Typhoon Roke, the second big storm to hit Japan this month, was packing winds of up to 220 km per hour (130 miles per hour) and dumped more than 40 cm (16 inches) of rain in parts of eastern and western Japan over the past 24 hours, the Japan Meteorological Agency said.
The storm cut power to more than 575,500 households in Tokyo Electric Power Co's service area, and forced companies including Toyota Motor Corp , Nissan Motor and Mitsubishi Heavy Industries to close some plants, company spokesmen said.
"We need to exercise maximum caution against heavy rains, strong winds and high waves in wide areas from eastern to northern Japan," Chief Cabinet Secretary Osamu Fujimura told a news conference.
Roke made landfall near Hamamatsu, 200 km (125 miles) west of Tokyo, around 2 p.m. local time (0500 GMT), and cut a path through eastern Japan before moving north of the capital in the evening.
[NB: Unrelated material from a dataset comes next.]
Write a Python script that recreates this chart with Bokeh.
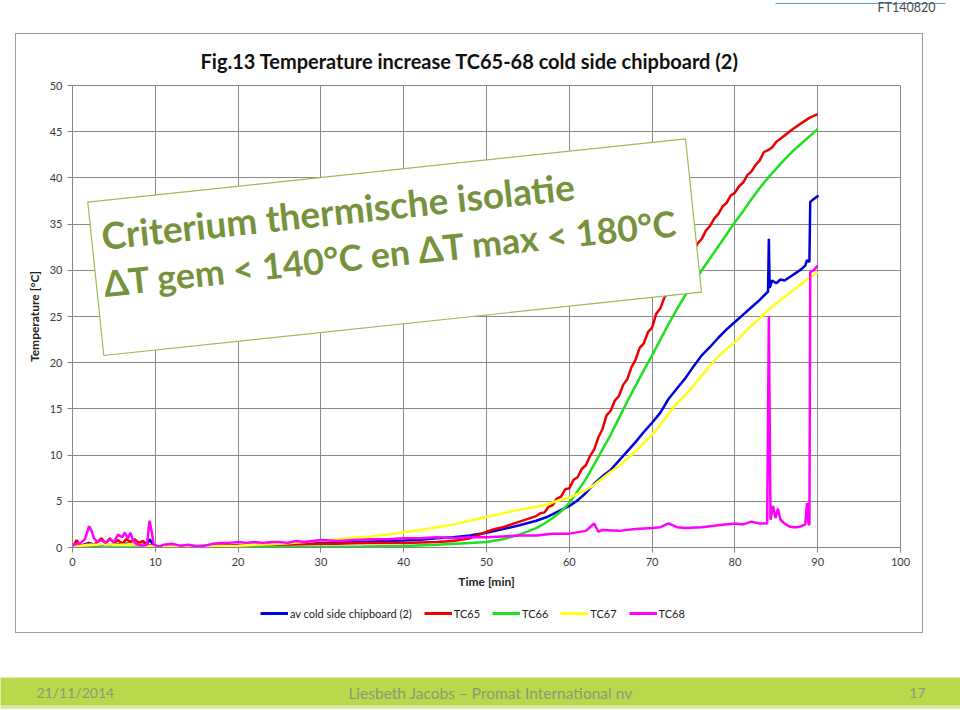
from bokeh.plotting import figure
from bokeh.models import Range1d, FixedTicker, Label, Legend, LegendItem, BoxAnnotation
from bokeh.layouts import column
from bokeh.embed import file_html
from bokeh.resources import INLINE

# ---------------- data ----------------
x_ticks = [0, 10, 20, 30, 40, 50, 60, 70, 80, 90, 100]
y_ticks = [0, 5, 10, 15, 20, 25, 30, 35, 40, 45, 50]

series_names = ["av cold side chipboard (2)", "TC65", "TC66", "TC67", "TC68"]

t_av = [0, 1, 2, 2.5, 3, 4, 5, 6, 7, 8, 9, 9.3, 9.8, 10, 12, 14, 16, 18, 20, 22, 24, 26, 28, 30,
        32, 34, 36, 38, 40, 42, 44, 46, 48, 50, 52, 54, 56, 57.3, 58, 60, 61, 62, 63, 64, 65, 66,
        67, 68, 69, 70, 71, 72, 73, 74, 75, 76, 77, 78, 79, 80, 81, 82, 83, 84.0, 84.1, 84.2,
        84.5, 85, 85.5, 86, 87, 88, 88.5, 88.7, 88.9, 89.0, 89.1, 89.5, 90.1]
v_av = [0.0, 0.2, 0.5, 0.3, 0.2, 0.4, 0.3, 0.4, 0.4, 0.3, 0.3, 0.9, 0.2, 0.1, 0.15, 0.15, 0.15,
        0.2, 0.25, 0.3, 0.35, 0.4, 0.45, 0.5, 0.5, 0.6, 0.65, 0.7, 0.76, 0.85, 1.0, 1.1, 1.3, 1.6,
        2.0, 2.4, 2.9, 3.3, 3.6, 4.5, 5.1, 5.9, 6.9, 7.7, 8.4, 9.4, 10.4, 11.4, 12.5, 13.5, 14.6,
        16.1, 17.2, 18.3, 19.6, 20.8, 21.7, 22.7, 23.6, 24.4, 25.2, 26.0, 26.8, 27.7, 33.4, 28.1,
        28.9, 28.6, 29.0, 28.9, 29.5, 30.1, 30.5, 31.1, 30.9, 31.0, 37.4, 37.7, 38.1]

t_tc65 = [0, 0.5, 1.0, 1.5, 2, 2.5, 3, 3.5, 4, 4.5, 5, 5.5, 6, 6.5, 7, 7.5, 8, 8.5, 9, 9.5, 10,
          12, 14, 16, 18, 20, 22, 24, 26, 28, 30, 32, 34, 36, 38, 40, 42, 44, 46, 48, 50, 51, 52,
          53, 54, 55, 56, 56.5, 57, 57.5, 58, 58.5, 59, 59.5, 60, 60.5, 61, 61.5, 62, 62.5, 63,
          63.5, 64, 64.5, 65, 65.5, 66, 66.5, 67, 67.5, 68, 68.5, 69, 69.5, 70, 70.5, 71, 71.5,
          72, 72.5, 73, 73.5, 74, 74.5, 75, 75.5, 76, 76.5, 77, 77.5, 78, 78.5, 79, 79.5, 80,
          80.5, 81, 81.5, 82, 82.5, 83, 83.5, 84, 84.5, 85, 86, 87, 88, 89, 90]
v_tc65 = [0.0, 0.8, 0.1, 0.3, 0.4, 0.2, 0.6, 1.0, 0.4, 1.0, 0.5, 0.8, 0.4, 0.9, 0.6, 0.9, 0.5,
          0.7, 0.3, 0.2, 0.1, 0.1, 0.1, 0.15, 0.2, 0.2, 0.25, 0.3, 0.3, 0.35, 0.4, 0.4, 0.45, 0.5,
          0.5, 0.5, 0.55, 0.6, 0.7, 1.0, 1.7, 2.0, 2.2, 2.5, 2.8, 3.1, 3.4, 3.7, 3.8, 4.4, 4.6,
          5.3, 5.5, 6.3, 6.4, 7.3, 7.6, 8.5, 8.9, 9.9, 10.6, 11.9, 12.8, 14.3, 14.8, 15.9, 16.4,
          17.6, 18.2, 19.5, 20.3, 21.6, 22.1, 23.3, 23.8, 25.3, 25.9, 27.1, 27.6, 28.6, 29.2,
          30.2, 30.7, 31.6, 32.1, 32.9, 33.4, 34.3, 34.8, 35.6, 36.1, 36.9, 37.3, 38.1, 38.4,
          39.1, 39.5, 40.3, 40.7, 41.4, 41.9, 42.8, 43.0, 43.3, 43.9, 44.6, 45.3, 45.9, 46.5, 46.9]

t_tc66 = [0, 10, 20, 25, 30, 35, 40, 44, 48, 50, 52, 54, 56, 57, 58, 59, 60, 61, 62, 63, 64, 65,
          66, 67, 68, 69, 70, 71, 72, 73, 74, 75, 76, 77, 78, 79, 80, 81, 82, 83, 84, 85, 86, 87,
          88, 89, 90]
v_tc66 = [0.0, 0.0, 0.02, 0.05, 0.08, 0.1, 0.15, 0.3, 0.5, 0.6, 0.9, 1.4, 2.1, 2.6, 3.2, 3.9,
          4.8, 6.1, 7.4, 9.0, 10.6, 12.2, 14.0, 15.8, 17.5, 19.2, 20.8, 22.5, 24.2, 25.8, 27.3,
          28.7, 30.0, 31.3, 32.6, 33.9, 35.2, 36.4, 37.7, 38.9, 40.0, 41.0, 42.0, 42.9, 43.7,
          44.5, 45.3]

t_tc67 = [0, 1, 2, 3, 4, 5, 6, 7, 8, 9, 10, 12, 14, 16, 18, 20, 22, 24, 26, 28, 30, 32, 34, 36,
          38, 40, 42, 44, 46, 48, 50, 52, 54, 56, 57.3, 58, 60, 61, 62, 63, 64, 65, 66, 67, 68,
          69, 70, 71, 72, 73, 74, 75, 76, 77, 78, 79, 80, 81, 82, 83, 84, 85, 86, 87, 88, 89, 90]
v_tc67 = [0.1, 0.2, 0.3, 0.3, 0.4, 0.3, 0.3, 0.35, 0.3, 0.2, 0.1, 0.1, 0.1, 0.1, 0.15, 0.2, 0.3,
          0.35, 0.45, 0.6, 0.76, 0.9, 1.05, 1.2, 1.4, 1.66, 1.9, 2.2, 2.5, 2.9, 3.3, 3.7, 4.1,
          4.4, 4.65, 4.9, 5.4, 5.8, 6.2, 6.8, 7.5, 8.2, 8.8, 9.6, 10.4, 11.3, 12.2, 13.3, 14.5,
          15.6, 16.5, 17.5, 18.6, 19.7, 20.7, 21.5, 22.2, 23.1, 24.0, 24.8, 25.7, 26.4, 27.1,
          27.8, 28.5, 29.2, 29.8]

t_tc68 = [0, 0.5, 1, 1.5, 2, 2.3, 2.6, 3, 3.5, 4, 4.5, 5, 5.5, 6, 6.3, 6.7, 7, 7.3, 7.7, 8, 8.5,
          9, 9.3, 9.6, 9.8, 10.5, 11, 12, 13, 14, 15, 16, 17, 18, 19, 20, 21, 22, 23, 24, 25, 26,
          27, 28, 29, 30, 32, 34, 36, 38, 40, 42, 44, 46, 48, 50, 52, 54, 56, 58, 60, 62, 63,
          63.5, 64, 66, 68, 70, 71, 72, 73, 74, 76, 78, 80, 81, 82, 83, 83.9, 84.1, 84.3, 84.6,
          84.9, 85.2, 85.5, 86, 86.5, 87, 87.5, 88, 88.5, 88.7, 88.9, 89.0, 89.1, 89.5, 90]
v_tc68 = [0.2, 0.4, 0.5, 0.9, 2.3, 1.8, 1.0, 0.6, 0.8, 0.5, 0.9, 0.6, 1.4, 1.1, 1.6, 1.0, 1.6,
          0.8, 0.4, 0.3, 0.2, 0.3, 2.9, 1.5, 0.3, 0.1, 0.3, 0.4, 0.2, 0.3, 0.1, 0.2, 0.4, 0.5,
          0.5, 0.6, 0.5, 0.6, 0.5, 0.6, 0.6, 0.5, 0.7, 0.6, 0.7, 0.8, 0.7, 0.8, 0.9, 0.9, 1.0,
          1.0, 1.1, 1.0, 1.1, 1.1, 1.2, 1.3, 1.3, 1.5, 1.5, 1.8, 2.6, 1.7, 1.9, 1.8, 2.0, 2.1,
          2.2, 2.6, 2.2, 2.1, 2.2, 2.4, 2.6, 2.5, 2.8, 2.6, 2.6, 25.0, 3.0, 4.5, 3.2, 4.2, 3.0,
          2.6, 2.3, 2.2, 2.2, 2.3, 2.5, 4.8, 2.5, 2.5, 29.8, 30.0, 30.5]

series_colors = ["#0000dd", "#ee0000", "#1ee01e", "#ffff1a", "#ff00ff"]

title_text = "Fig.13 Temperature increase TC65-68 cold side chipboard (2)"
box_line1 = "Criterium thermische isolatie"
box_line2 = "\u0394T gem < 140\u00b0C en \u0394T max < 180\u00b0C"
footer_left = "21/11/2014"
footer_mid = "Liesbeth Jacobs \u2013 Promat International nv"
footer_right = "17"
doc_code = "FT140820"

# ---------------- layout (page pixels: canvas starts at page 0,0) ----------------
FONT = "Lato"
W = 960
TOP_H = 34


def bare_fig(w, h, xr, yr, **kw):
    f = figure(width=w, height=h, x_range=xr, y_range=yr, output_backend="svg",
               toolbar_location=None, min_border=0, x_axis_location=None,
               y_axis_location=None, outline_line_color=None, **kw)
    f.grid.visible = False
    return f


top_fig = bare_fig(W, TOP_H, Range1d(0, W), Range1d(TOP_H, 0))
top_fig.line(x=[775, 945], y=[3, 3], line_color="#5b9bd5", line_width=1.2)
top_fig.add_layout(Label(x=935, y=7, text=doc_code, text_align="right", text_baseline="middle",
                         text_font=FONT, text_font_size="12.5px", text_color="#4a4a4a"))

# chart figure: page x 16..922, y 34..594 ; frame page x 72..900, y 85..547
CH_W, CH_H = 906, 560
p = figure(width=CH_W, height=CH_H, x_range=Range1d(0, 100), y_range=Range1d(0, 50),
           output_backend="svg", toolbar_location=None,
           min_border_left=56, min_border_right=22, min_border_top=51, min_border_bottom=47,
           background_fill_color="white", border_fill_color="white")

p.title.text = title_text
p.title.align = "left"
p.title.offset = 128
p.title.vertical_align = "middle"
p.title.standoff = 24
p.title.text_font = FONT
p.title.text_font_size = "20px"
p.title.text_font_style = "bold"
p.title.text_color = "#111111"

p.xaxis.ticker = FixedTicker(ticks=x_ticks)
p.yaxis.ticker = FixedTicker(ticks=y_ticks)
p.xaxis.axis_label = "Time [min]"
p.yaxis.axis_label = "Temperature [\u00b0C]"
for ax in p.axis:
    ax.axis_line_color = "#868686"
    ax.major_tick_line_color = "#868686"
    ax.major_tick_out = 5
    ax.major_tick_in = 0
    ax.minor_tick_line_color = None
    ax.major_label_text_font = FONT
    ax.major_label_text_font_size = "11px"
    ax.major_label_text_color = "#3a3a3a"
    ax.major_label_standoff = 5
    ax.axis_label_text_font = FONT
    ax.axis_label_text_font_size = "12px"
    ax.axis_label_text_font_style = "bold"
    ax.axis_label_text_color = "#222222"
    ax.axis_label_standoff = 5
p.grid.grid_line_color = "#8a8a8a"
p.grid.grid_line_width = 1
p.outline_line_color = "#8a8a8a"

series = [(t_av, v_av), (t_tc65, v_tc65), (t_tc66, v_tc66), (t_tc67, v_tc67), (t_tc68, v_tc68)]
for (tt, vv), col in zip(series, series_colors):
    p.line(tt, vv, line_color=col, line_width=2.5)

# rotated criterion box (decoration), page-pixel geometry converted to data units
FR_L, FR_R, FR_T, FR_B = 72.0, 900.0, 85.0, 547.0


def dx(px):
    return (px - FR_L) / (FR_R - FR_L) * 100.0


def dy(py):
    return (FR_B - py) / (FR_B - FR_T) * 50.0


corners = [(87.3, 201.7), (685.0, 138.3), (701.0, 291.7), (103.3, 355.0)]
p.patch([dx(c[0]) for c in corners], [dy(c[1]) for c in corners],
        fill_color="white", line_color="#9bbb59", line_width=1.2)
ANG = 0.1056
p.add_layout(Label(x=dx(101), y=dy(235), text=box_line1, angle=ANG, text_align="left",
                   text_baseline="alphabetic", text_font=FONT, text_font_size="37px",
                   text_font_style="bold", text_color="#76923c"))
p.add_layout(Label(x=dx(103), y=dy(283), text=box_line2, angle=ANG, text_align="left",
                   text_baseline="alphabetic", text_font=FONT, text_font_size="35.7px",
                   text_font_style="bold", text_color="#76923c"))

# legend strip below the chart (page y 594..632); its renderers lie outside its view
LEG_H = 38
leg_fig = bare_fig(CH_W, LEG_H, Range1d(1000, 1001), Range1d(1000, 1001))
leg_rs = [leg_fig.line(tt, vv, line_color=c, line_width=3)
          for (tt, vv), c in zip(series, series_colors)]
legend = Legend(items=[LegendItem(label=n, renderers=[r]) for n, r in zip(series_names, leg_rs)],
                orientation="horizontal", location=(188, 12), border_line_color=None,
                background_fill_alpha=0, label_text_font=FONT, label_text_font_size="11px",
                label_text_color="#222222", glyph_width=28, glyph_height=14, label_height=14,
                label_standoff=2, spacing=12, padding=4, margin=0)
leg_fig.add_layout(legend)

chart_box = column(p, leg_fig, margin=(0, 0, 45, 16), styles={"outline": "1px solid #9c9c9c"})

# footer bar (page y 677..709)
BAR_H = 32
bar = bare_fig(W, BAR_H, Range1d(0, W), Range1d(BAR_H, 0),
               background_fill_color="#dbe9a8", border_fill_color="#dbe9a8")
bar.add_layout(BoxAnnotation(left=0, right=W, top=0, bottom=28, fill_color="#b9d84c",
                             fill_alpha=1, line_color=None))
for txt, xx, al, fs in [(footer_left, 36, "left", "14px"), (footer_mid, 490, "center", "15.5px"),
                        (footer_right, 925, "right", "14px")]:
    bar.add_layout(Label(x=xx, y=15, text=txt, text_align=al, text_baseline="middle",
                         text_font=FONT, text_font_size=fs, text_color="#8c9878"))

layout = column(top_fig, chart_box, bar)
open("out.html", "w").write(file_html(layout, INLINE))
Television showed waves crashing over breakwaters on the Pacific coast and trees knocked down on streets of Tokyo.
Tokyo Electric, the operator of the Fukushima Daiichi nuclear power plant 240 km northeast of Tokyo that was crippled by a massive earthquake and tsunami in March, said the typhoon has so far caused no damage to the plant.
"The biggest element of concern is the rise of (radioactive) water levels in turbine buildings," Junichi Matsumoto, a Tokyo Electric official, told a news conference.
The site still has huge amounts of water that was used to cool reactors where fuel meltdowns took place after cooling systems were knocked out by the March disaster, raising concerns that heavy rain could cause overflows of radioactive water into the sea and groundwater.
"We expect to be able to withstand (an overflow) even if water levels rise suddenly," Matsumoto said.
Roke halted commuter trains in and around Tokyo, stranding thousands of passengers as they tried to go home early before the storm hit the capital.
Public broadcaster NHK said about 450 flights had been cancelled, while Central Japan Railway said it had suspended some bullet train service.
Toyota said it planned to close 11 factories in central Japan early on Wednesday and eliminate evening shifts. Nissan halted production at two plants at 2 p.m. (0500 GMT) and Mitsubishi Heavy closed six plants.
Earlier this month, Typhoon Talas hit western Japan and left about 100 people dead or missing. An average of two to four typhoons make landfall each year in Japan.